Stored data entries
++++++++

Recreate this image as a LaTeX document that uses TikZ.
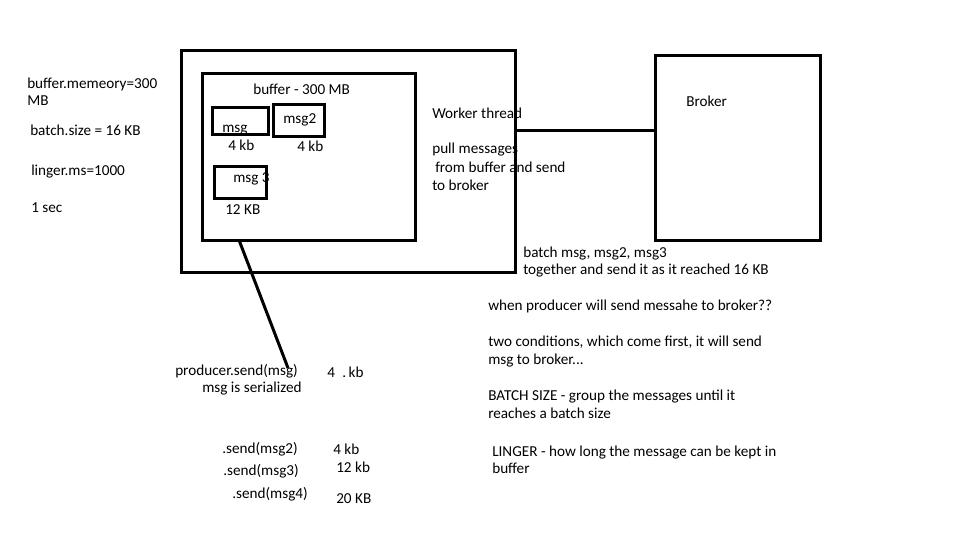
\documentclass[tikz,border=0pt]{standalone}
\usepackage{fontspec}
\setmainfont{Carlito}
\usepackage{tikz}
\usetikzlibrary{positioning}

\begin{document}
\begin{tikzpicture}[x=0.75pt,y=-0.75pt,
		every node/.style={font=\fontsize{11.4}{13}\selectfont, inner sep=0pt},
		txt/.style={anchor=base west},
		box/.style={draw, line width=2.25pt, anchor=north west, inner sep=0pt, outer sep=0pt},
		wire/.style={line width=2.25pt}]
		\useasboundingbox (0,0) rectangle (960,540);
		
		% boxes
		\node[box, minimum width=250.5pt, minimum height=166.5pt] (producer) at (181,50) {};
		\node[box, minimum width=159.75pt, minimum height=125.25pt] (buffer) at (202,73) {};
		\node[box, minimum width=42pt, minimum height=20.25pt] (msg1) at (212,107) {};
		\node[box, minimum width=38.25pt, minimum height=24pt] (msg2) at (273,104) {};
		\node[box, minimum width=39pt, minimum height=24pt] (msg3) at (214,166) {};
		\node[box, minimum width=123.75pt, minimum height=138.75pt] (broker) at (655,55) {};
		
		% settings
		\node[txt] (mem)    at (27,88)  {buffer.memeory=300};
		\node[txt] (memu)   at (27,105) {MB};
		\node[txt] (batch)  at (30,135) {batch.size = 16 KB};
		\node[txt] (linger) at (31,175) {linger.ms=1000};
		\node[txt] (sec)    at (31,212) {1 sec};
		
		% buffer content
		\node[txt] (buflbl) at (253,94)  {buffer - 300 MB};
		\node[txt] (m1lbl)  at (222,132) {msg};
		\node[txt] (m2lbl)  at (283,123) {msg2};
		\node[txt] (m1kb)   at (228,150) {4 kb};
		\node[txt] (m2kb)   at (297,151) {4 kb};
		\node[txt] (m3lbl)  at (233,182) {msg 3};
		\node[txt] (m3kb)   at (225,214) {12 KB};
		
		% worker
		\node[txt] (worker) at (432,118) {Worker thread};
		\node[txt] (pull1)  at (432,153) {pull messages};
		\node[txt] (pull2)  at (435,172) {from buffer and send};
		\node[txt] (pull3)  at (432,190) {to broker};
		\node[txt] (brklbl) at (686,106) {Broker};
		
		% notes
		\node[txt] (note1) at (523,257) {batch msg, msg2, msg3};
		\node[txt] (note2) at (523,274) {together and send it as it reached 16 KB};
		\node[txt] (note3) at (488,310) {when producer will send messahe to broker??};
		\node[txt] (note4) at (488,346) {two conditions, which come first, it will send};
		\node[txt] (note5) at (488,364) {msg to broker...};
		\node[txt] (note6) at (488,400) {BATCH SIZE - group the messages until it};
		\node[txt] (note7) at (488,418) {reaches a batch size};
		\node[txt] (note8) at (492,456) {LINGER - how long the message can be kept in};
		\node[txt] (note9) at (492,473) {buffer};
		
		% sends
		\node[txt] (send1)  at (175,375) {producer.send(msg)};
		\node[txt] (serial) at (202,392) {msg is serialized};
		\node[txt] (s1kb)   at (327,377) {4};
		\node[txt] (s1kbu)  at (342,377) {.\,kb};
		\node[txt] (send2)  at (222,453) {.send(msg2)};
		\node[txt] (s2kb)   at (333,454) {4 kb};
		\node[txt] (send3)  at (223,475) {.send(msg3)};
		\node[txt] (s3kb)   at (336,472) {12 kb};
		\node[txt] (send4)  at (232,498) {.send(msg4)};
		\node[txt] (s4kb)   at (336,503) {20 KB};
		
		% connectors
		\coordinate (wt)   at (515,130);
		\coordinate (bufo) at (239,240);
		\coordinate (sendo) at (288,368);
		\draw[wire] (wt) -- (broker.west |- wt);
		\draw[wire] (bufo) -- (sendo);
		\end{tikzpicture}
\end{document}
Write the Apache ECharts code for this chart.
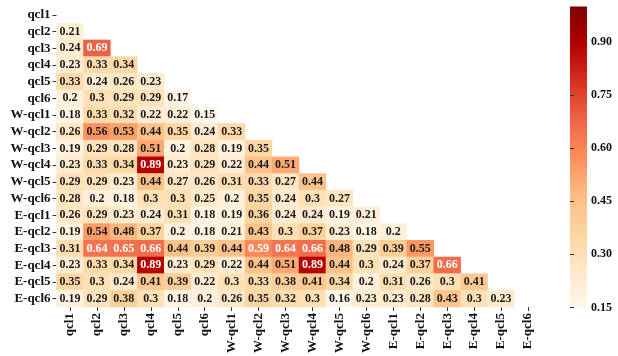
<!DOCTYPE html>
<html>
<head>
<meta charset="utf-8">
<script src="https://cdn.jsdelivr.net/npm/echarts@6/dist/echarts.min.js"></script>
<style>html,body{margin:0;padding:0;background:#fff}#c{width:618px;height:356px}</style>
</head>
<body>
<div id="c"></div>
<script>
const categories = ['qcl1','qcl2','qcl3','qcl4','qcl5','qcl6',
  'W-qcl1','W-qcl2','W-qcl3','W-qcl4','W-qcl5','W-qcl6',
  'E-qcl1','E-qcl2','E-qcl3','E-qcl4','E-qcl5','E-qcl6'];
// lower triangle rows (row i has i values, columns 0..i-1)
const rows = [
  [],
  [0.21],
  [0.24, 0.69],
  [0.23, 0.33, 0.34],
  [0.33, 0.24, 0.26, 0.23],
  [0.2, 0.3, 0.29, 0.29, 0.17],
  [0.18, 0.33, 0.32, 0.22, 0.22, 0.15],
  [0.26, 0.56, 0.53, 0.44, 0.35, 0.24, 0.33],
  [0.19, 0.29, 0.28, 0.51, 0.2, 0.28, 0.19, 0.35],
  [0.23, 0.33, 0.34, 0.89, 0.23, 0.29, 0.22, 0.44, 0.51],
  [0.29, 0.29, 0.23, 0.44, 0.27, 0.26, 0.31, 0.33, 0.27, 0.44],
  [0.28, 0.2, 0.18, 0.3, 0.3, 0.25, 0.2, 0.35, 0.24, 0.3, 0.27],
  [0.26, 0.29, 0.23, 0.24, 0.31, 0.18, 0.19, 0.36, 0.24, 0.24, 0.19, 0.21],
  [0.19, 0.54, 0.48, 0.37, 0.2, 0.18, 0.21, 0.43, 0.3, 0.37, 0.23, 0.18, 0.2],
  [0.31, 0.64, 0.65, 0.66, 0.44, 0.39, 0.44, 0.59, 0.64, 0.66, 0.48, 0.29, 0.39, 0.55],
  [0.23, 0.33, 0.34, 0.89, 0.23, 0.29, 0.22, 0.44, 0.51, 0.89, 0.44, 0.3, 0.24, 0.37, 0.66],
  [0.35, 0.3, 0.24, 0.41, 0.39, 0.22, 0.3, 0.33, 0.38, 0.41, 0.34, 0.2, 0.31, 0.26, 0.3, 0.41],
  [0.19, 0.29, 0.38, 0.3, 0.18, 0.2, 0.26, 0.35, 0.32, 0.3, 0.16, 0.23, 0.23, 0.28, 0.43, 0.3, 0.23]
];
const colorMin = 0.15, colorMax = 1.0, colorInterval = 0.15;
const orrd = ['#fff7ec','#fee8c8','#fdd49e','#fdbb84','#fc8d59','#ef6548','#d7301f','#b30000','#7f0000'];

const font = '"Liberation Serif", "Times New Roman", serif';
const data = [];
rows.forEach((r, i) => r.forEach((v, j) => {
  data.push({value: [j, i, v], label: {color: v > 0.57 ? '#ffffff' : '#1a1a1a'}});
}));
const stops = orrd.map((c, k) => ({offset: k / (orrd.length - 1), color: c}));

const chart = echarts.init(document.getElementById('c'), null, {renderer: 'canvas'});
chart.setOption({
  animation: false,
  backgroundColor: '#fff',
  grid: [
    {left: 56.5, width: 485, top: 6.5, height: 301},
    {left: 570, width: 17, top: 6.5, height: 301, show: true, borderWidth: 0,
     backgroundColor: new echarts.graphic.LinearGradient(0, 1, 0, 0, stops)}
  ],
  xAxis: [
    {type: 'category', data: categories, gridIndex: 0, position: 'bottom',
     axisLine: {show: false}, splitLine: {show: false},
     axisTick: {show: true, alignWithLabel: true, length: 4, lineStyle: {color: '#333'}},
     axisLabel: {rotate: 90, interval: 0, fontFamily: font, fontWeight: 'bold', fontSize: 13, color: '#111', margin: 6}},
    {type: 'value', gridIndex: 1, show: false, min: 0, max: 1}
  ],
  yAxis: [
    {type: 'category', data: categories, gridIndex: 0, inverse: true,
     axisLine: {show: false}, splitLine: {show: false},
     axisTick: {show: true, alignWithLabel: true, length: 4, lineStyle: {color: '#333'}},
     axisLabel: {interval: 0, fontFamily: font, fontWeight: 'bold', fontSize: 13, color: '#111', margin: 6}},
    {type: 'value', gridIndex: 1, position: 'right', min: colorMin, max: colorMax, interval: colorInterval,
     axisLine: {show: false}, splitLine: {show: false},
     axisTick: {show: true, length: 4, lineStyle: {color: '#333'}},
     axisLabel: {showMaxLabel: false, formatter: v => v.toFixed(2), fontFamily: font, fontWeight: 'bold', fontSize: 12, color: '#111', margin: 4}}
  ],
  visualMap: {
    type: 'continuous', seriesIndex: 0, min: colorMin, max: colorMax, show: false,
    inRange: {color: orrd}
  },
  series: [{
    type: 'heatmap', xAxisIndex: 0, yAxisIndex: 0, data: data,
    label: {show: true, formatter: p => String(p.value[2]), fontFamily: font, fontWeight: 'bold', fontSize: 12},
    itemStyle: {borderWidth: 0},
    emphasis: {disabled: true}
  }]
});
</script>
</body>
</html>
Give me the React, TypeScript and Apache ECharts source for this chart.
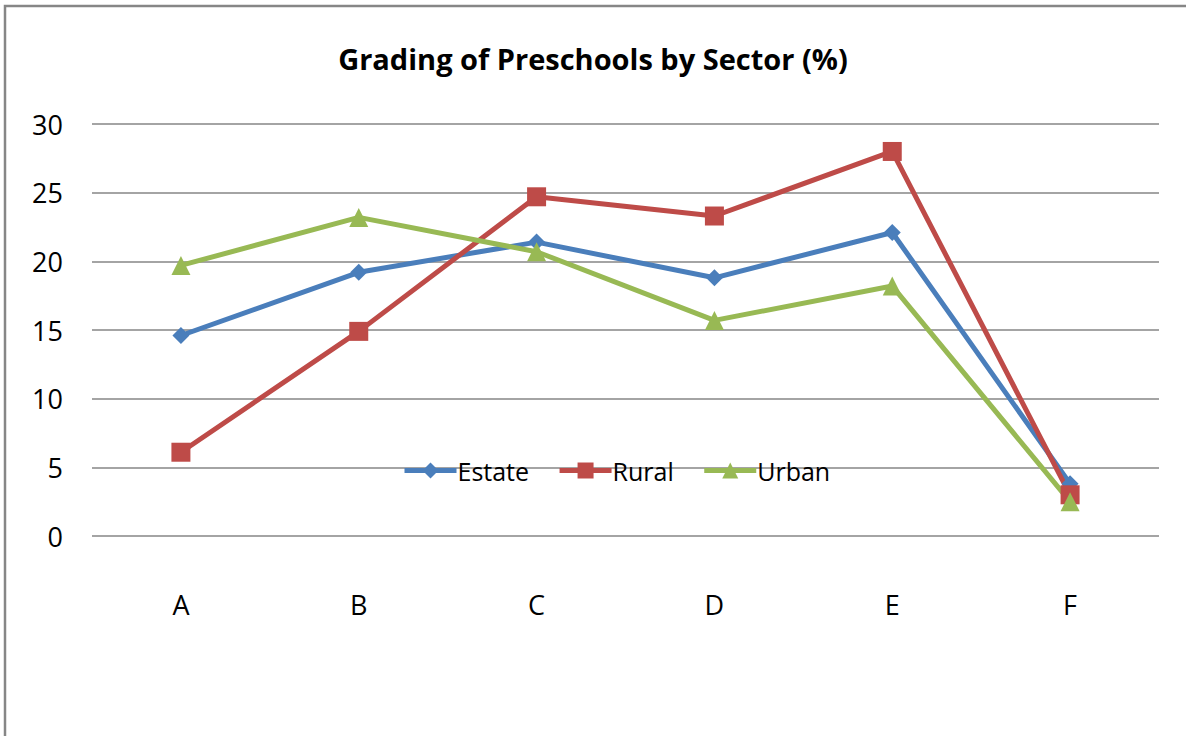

++++++++

- [Exercise aim]: The required output is the exact run of lines from the start of the records through the line containing "(0,0) rectangle (960,540);", both ends included, with no pictures.

- [In response]:
Recreate this image as a LaTeX document that uses TikZ.
\documentclass[tikz,border=0pt]{standalone}
\usepackage{fontspec}
\setmainfont{Carlito}
\usepackage{tikz}
\usetikzlibrary{positioning}

\begin{document}
\begin{tikzpicture}[x=0.75pt,y=-0.75pt,
		every node/.style={font=\fontsize{11.4}{13}\selectfont, inner sep=0pt},
		txt/.style={anchor=base west},
		box/.style={draw, line width=2.25pt, anchor=north west, inner sep=0pt, outer sep=0pt},
		wire/.style={line width=2.25pt}]
		\useasboundingbox (0,0) rectangle (960,540);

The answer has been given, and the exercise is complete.